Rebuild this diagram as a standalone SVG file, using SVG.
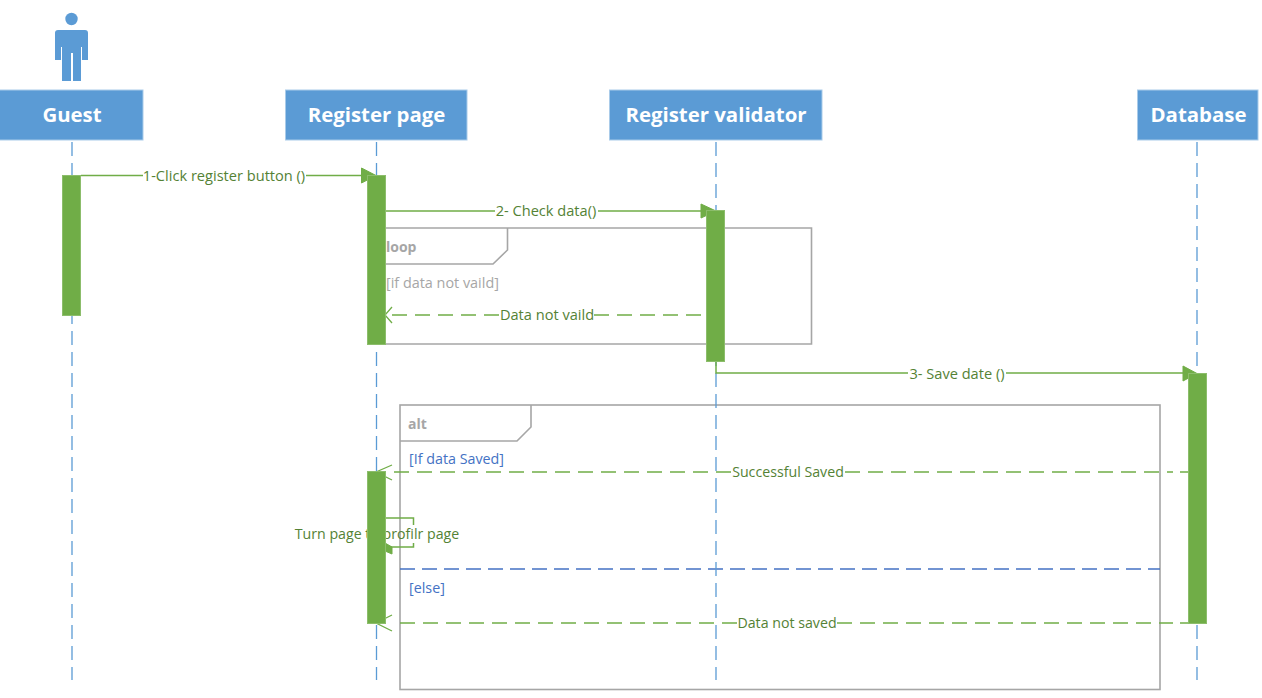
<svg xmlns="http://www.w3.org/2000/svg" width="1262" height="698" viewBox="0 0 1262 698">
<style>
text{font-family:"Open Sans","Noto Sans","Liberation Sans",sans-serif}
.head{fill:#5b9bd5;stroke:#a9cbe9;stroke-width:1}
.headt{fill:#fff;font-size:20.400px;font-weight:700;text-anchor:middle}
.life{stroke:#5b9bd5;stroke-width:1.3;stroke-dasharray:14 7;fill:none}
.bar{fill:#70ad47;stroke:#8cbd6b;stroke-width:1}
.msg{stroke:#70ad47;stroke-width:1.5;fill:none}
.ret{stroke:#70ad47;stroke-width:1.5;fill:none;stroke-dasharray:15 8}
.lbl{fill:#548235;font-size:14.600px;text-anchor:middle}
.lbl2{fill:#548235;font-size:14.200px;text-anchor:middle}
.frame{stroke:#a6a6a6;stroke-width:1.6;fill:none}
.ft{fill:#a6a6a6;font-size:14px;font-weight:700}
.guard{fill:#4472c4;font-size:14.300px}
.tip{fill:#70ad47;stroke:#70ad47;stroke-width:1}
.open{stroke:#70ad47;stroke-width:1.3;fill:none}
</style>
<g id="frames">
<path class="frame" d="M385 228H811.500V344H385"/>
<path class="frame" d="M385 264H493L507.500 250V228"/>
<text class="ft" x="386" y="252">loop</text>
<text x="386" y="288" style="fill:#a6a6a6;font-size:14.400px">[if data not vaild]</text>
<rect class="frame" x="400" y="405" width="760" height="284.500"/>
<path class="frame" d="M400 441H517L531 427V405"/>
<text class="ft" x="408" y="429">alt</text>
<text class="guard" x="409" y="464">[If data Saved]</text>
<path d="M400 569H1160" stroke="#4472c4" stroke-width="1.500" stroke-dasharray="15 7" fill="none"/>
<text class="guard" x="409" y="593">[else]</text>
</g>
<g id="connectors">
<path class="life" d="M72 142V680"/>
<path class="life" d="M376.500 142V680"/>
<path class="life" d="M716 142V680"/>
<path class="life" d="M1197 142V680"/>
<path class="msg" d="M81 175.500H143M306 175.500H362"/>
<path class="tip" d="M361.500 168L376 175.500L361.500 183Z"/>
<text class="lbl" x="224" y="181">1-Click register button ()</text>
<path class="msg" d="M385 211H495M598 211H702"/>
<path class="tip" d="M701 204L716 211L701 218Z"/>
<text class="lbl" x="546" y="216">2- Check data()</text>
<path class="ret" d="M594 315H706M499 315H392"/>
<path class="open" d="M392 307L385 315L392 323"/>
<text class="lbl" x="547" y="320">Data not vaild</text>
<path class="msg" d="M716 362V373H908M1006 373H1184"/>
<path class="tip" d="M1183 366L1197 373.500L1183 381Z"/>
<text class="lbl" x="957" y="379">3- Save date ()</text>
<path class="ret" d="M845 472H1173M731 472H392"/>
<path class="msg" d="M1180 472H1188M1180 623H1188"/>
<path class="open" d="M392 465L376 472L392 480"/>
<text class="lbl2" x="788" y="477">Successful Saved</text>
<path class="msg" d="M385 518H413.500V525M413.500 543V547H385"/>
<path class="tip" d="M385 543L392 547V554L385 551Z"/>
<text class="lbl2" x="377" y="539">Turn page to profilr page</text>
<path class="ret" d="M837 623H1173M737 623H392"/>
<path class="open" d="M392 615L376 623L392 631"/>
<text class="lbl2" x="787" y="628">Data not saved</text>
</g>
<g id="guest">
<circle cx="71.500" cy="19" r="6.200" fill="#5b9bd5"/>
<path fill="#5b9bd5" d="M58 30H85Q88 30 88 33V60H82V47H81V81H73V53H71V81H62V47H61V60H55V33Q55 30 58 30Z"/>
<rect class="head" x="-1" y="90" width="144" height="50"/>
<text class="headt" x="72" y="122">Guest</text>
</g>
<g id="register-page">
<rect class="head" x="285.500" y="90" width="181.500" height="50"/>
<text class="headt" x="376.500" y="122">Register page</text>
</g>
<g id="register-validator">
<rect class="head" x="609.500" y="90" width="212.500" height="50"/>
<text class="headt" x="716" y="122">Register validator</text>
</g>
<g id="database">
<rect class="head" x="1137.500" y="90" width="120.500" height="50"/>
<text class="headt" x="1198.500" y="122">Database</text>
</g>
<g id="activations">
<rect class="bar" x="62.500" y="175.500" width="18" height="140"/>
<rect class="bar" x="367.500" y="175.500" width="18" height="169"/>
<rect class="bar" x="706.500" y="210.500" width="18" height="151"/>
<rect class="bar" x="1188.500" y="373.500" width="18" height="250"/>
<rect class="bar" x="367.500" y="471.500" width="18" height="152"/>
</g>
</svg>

###

▶ OBJECTIVE
Restate the data above exactly, stripping out each image.

▶ WORKED ANSWER
Rebuild this diagram as a standalone SVG file, using SVG.
<svg xmlns="http://www.w3.org/2000/svg" width="1262" height="698" viewBox="0 0 1262 698">
<style>
text{font-family:"Open Sans","Noto Sans","Liberation Sans",sans-serif}
.head{fill:#5b9bd5;stroke:#a9cbe9;stroke-width:1}
.headt{fill:#fff;font-size:20.400px;font-weight:700;text-anchor:middle}
.life{stroke:#5b9bd5;stroke-width:1.3;stroke-dasharray:14 7;fill:none}
.bar{fill:#70ad47;stroke:#8cbd6b;stroke-width:1}
.msg{stroke:#70ad47;stroke-width:1.5;fill:none}
.ret{stroke:#70ad47;stroke-width:1.5;fill:none;stroke-dasharray:15 8}
.lbl{fill:#548235;font-size:14.600px;text-anchor:middle}
.lbl2{fill:#548235;font-size:14.200px;text-anchor:middle}
.frame{stroke:#a6a6a6;stroke-width:1.6;fill:none}
.ft{fill:#a6a6a6;font-size:14px;font-weight:700}
.guard{fill:#4472c4;font-size:14.300px}
.tip{fill:#70ad47;stroke:#70ad47;stroke-width:1}
.open{stroke:#70ad47;stroke-width:1.3;fill:none}
</style>
<g id="frames">
<path class="frame" d="M385 228H811.500V344H385"/>
<path class="frame" d="M385 264H493L507.500 250V228"/>
<text class="ft" x="386" y="252">loop</text>
<text x="386" y="288" style="fill:#a6a6a6;font-size:14.400px">[if data not vaild]</text>
<rect class="frame" x="400" y="405" width="760" height="284.500"/>
<path class="frame" d="M400 441H517L531 427V405"/>
<text class="ft" x="408" y="429">alt</text>
<text class="guard" x="409" y="464">[If data Saved]</text>
<path d="M400 569H1160" stroke="#4472c4" stroke-width="1.500" stroke-dasharray="15 7" fill="none"/>
<text class="guard" x="409" y="593">[else]</text>
</g>
<g id="connectors">
<path class="life" d="M72 142V680"/>
<path class="life" d="M376.500 142V680"/>
<path class="life" d="M716 142V680"/>
<path class="life" d="M1197 142V680"/>
<path class="msg" d="M81 175.500H143M306 175.500H362"/>
<path class="tip" d="M361.500 168L376 175.500L361.500 183Z"/>
<text class="lbl" x="224" y="181">1-Click register button ()</text>
<path class="msg" d="M385 211H495M598 211H702"/>
<path class="tip" d="M701 204L716 211L701 218Z"/>
<text class="lbl" x="546" y="216">2- Check data()</text>
<path class="ret" d="M594 315H706M499 315H392"/>
<path class="open" d="M392 307L385 315L392 323"/>
<text class="lbl" x="547" y="320">Data not vaild</text>
<path class="msg" d="M716 362V373H908M1006 373H1184"/>
<path class="tip" d="M1183 366L1197 373.500L1183 381Z"/>
<text class="lbl" x="957" y="379">3- Save date ()</text>
<path class="ret" d="M845 472H1173M731 472H392"/>
<path class="msg" d="M1180 472H1188M1180 623H1188"/>
<path class="open" d="M392 465L376 472L392 480"/>
<text class="lbl2" x="788" y="477">Successful Saved</text>
<path class="msg" d="M385 518H413.500V525M413.500 543V547H385"/>
<path class="tip" d="M385 543L392 547V554L385 551Z"/>
<text class="lbl2" x="377" y="539">Turn page to profilr page</text>
<path class="ret" d="M837 623H1173M737 623H392"/>
<path class="open" d="M392 615L376 623L392 631"/>
<text class="lbl2" x="787" y="628">Data not saved</text>
</g>
<g id="guest">
<circle cx="71.500" cy="19" r="6.200" fill="#5b9bd5"/>
<path fill="#5b9bd5" d="M58 30H85Q88 30 88 33V60H82V47H81V81H73V53H71V81H62V47H61V60H55V33Q55 30 58 30Z"/>
<rect class="head" x="-1" y="90" width="144" height="50"/>
<text class="headt" x="72" y="122">Guest</text>
</g>
<g id="register-page">
<rect class="head" x="285.500" y="90" width="181.500" height="50"/>
<text class="headt" x="376.500" y="122">Register page</text>
</g>
<g id="register-validator">
<rect class="head" x="609.500" y="90" width="212.500" height="50"/>
<text class="headt" x="716" y="122">Register validator</text>
</g>
<g id="database">
<rect class="head" x="1137.500" y="90" width="120.500" height="50"/>
<text class="headt" x="1198.500" y="122">Database</text>
</g>
<g id="activations">
<rect class="bar" x="62.500" y="175.500" width="18" height="140"/>
<rect class="bar" x="367.500" y="175.500" width="18" height="169"/>
<rect class="bar" x="706.500" y="210.500" width="18" height="151"/>
<rect class="bar" x="1188.500" y="373.500" width="18" height="250"/>
<rect class="bar" x="367.500" y="471.500" width="18" height="152"/>
</g>
</svg>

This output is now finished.